How to Run DeepSeek on AMD GPUs: A Complete Guide

As AI technology becomes increasingly accessible, running sophisticated models like DeepSeek on consumer-grade hardware is now within reach. If you're an AMD GPU user, this guide will walk you through how to deploy DeepSeek R1 distilled "reasoning" models on your Radeon graphics card or Ryzen AI processor.

Prerequisites

Before you start, ensure you have:

Recent AMD GPU or Ryzen AI Processor: DeepSeek R1 works best with AMD's latest hardware, like the Radeon RX 7000 series or Ryzen AI processors.
Latest AMD Drivers: Specifically, you need the Adrenalin 25.1.1 driver or newer.
LM Studio: This software is key for running DeepSeek models. There's a version tailored for AMD hardware.

Step-by-Step Guide

1. Update Your GPU Drivers:

Download the Adrenalin 25.1.1 Optional driver from AMD's website. Install it by following the setup wizard.

2. Install LM Studio:

Download the Ryzen AI version of LM Studio. This version is pre-configured for AMD hardware for optimal performance.

3. Download the DeepSeek Model:

Open LM Studio and navigate to the "Discover" tab.
Search for the DeepSeek R1 model. Choose the appropriate version based on your GPU's memory (e.g., DeepSeek-R1-Distill-Qwen-7B for lower-end cards, DeepSeek-R1-Distill-Qwen-32B for higher-end like RX 7900 XTX).
Select "Q4 K M" quantization to manage memory usage efficiently. Download through LM Studio.

4. Configure the Model:

After downloading, go to the chat tab in LM Studio.
Select the model from the dropdown menu, ensuring "manually select parameters" is checked.
In the GPU offload layers settings, move the slider to the max to utilize your GPU fully.

5. Load and Use the Model:

Click "model load" and wait for the model to be loaded into memory. This might take a few minutes, especially on the first run.
Once loaded, you can interact with the DeepSeek R1 model. Remember, this model uses Chain-of-Thought (CoT) reasoning, so responses might take longer as it processes complex queries step-by-step.

6. Optimizing Performance:

Quantization: Use Q4 K M quantization for most configurations to reduce memory load while maintaining performance.
Memory Settings: For high-end GPUs like the RX 7900 XTX, set variable graphics memory to custom (e.g., 24GB or more) for handling larger models.
CPU/GPU Balance: With a Ryzen AI processor, ensure the CPU does not bottleneck the GPU by having sufficient threads available for background tasks.

Performance Expectations

Speed: On consumer-grade Radeon GPUs, expect generation speeds of several tokens per second.

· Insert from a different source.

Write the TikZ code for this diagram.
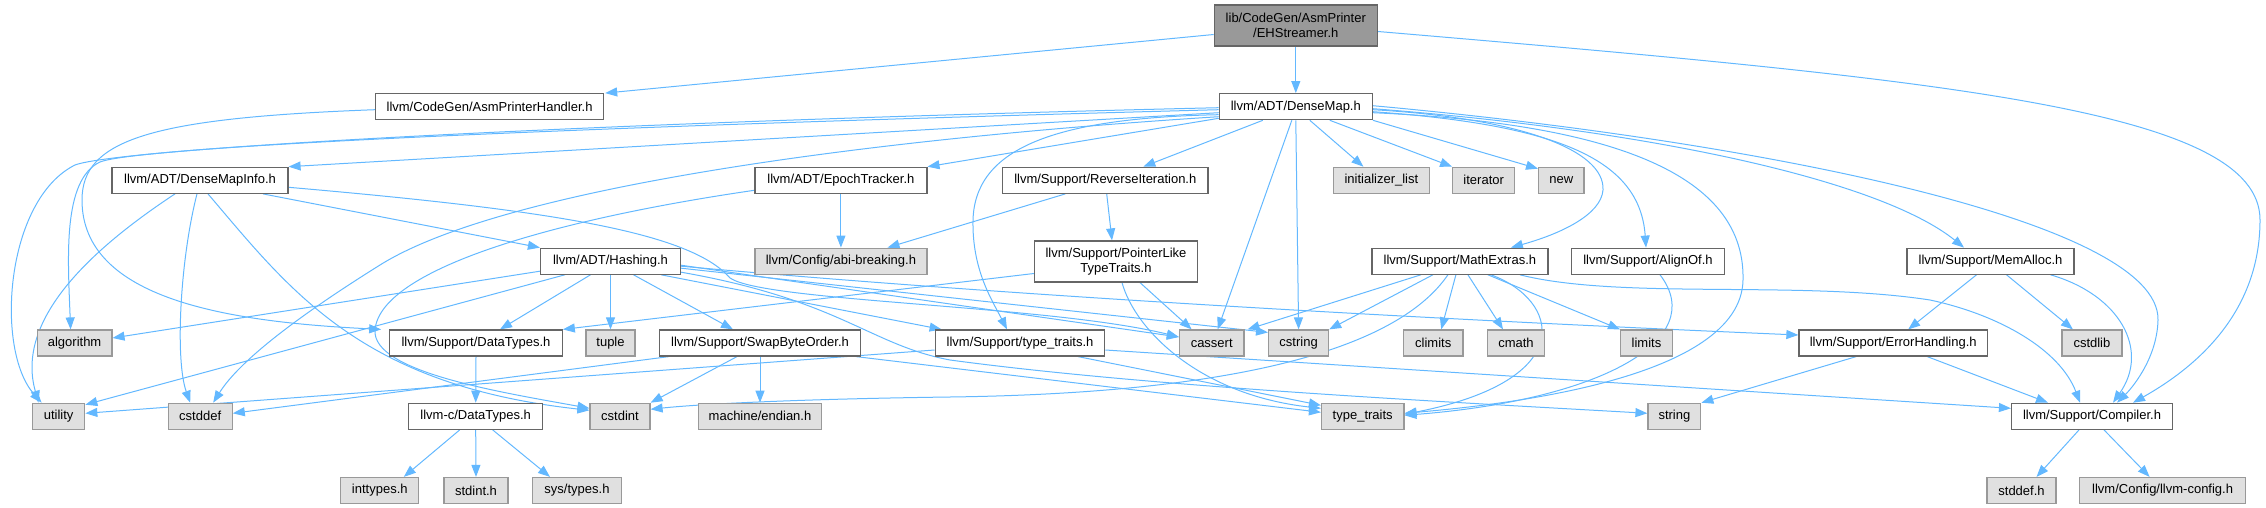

Higher-end cards will perform better.
Model Capabilities: DeepSeek R1 excels at complex math and science queries, leveraging its reasoning capabilities for detailed, analytical responses.

Troubleshooting

Slow Performance: Check your driver version, ensure your GPU isn't thermally throttled, and optimize settings in LM Studio.
Model Not Loading: Ensure enough VRAM is free. If not, try a smaller model version or adjust quantization further.

Conclusion

Running DeepSeek on an AMD GPU provides a unique opportunity to leverage cutting-edge AI technology at home. With the steps outlined, you can enjoy the benefits of a reasoning model that can tackle complex problems without needing an internet connection. Performance will vary based on your specific hardware, but with AMD's optimizations, you're set to experience state-of-the-art AI capabilities on your local machine.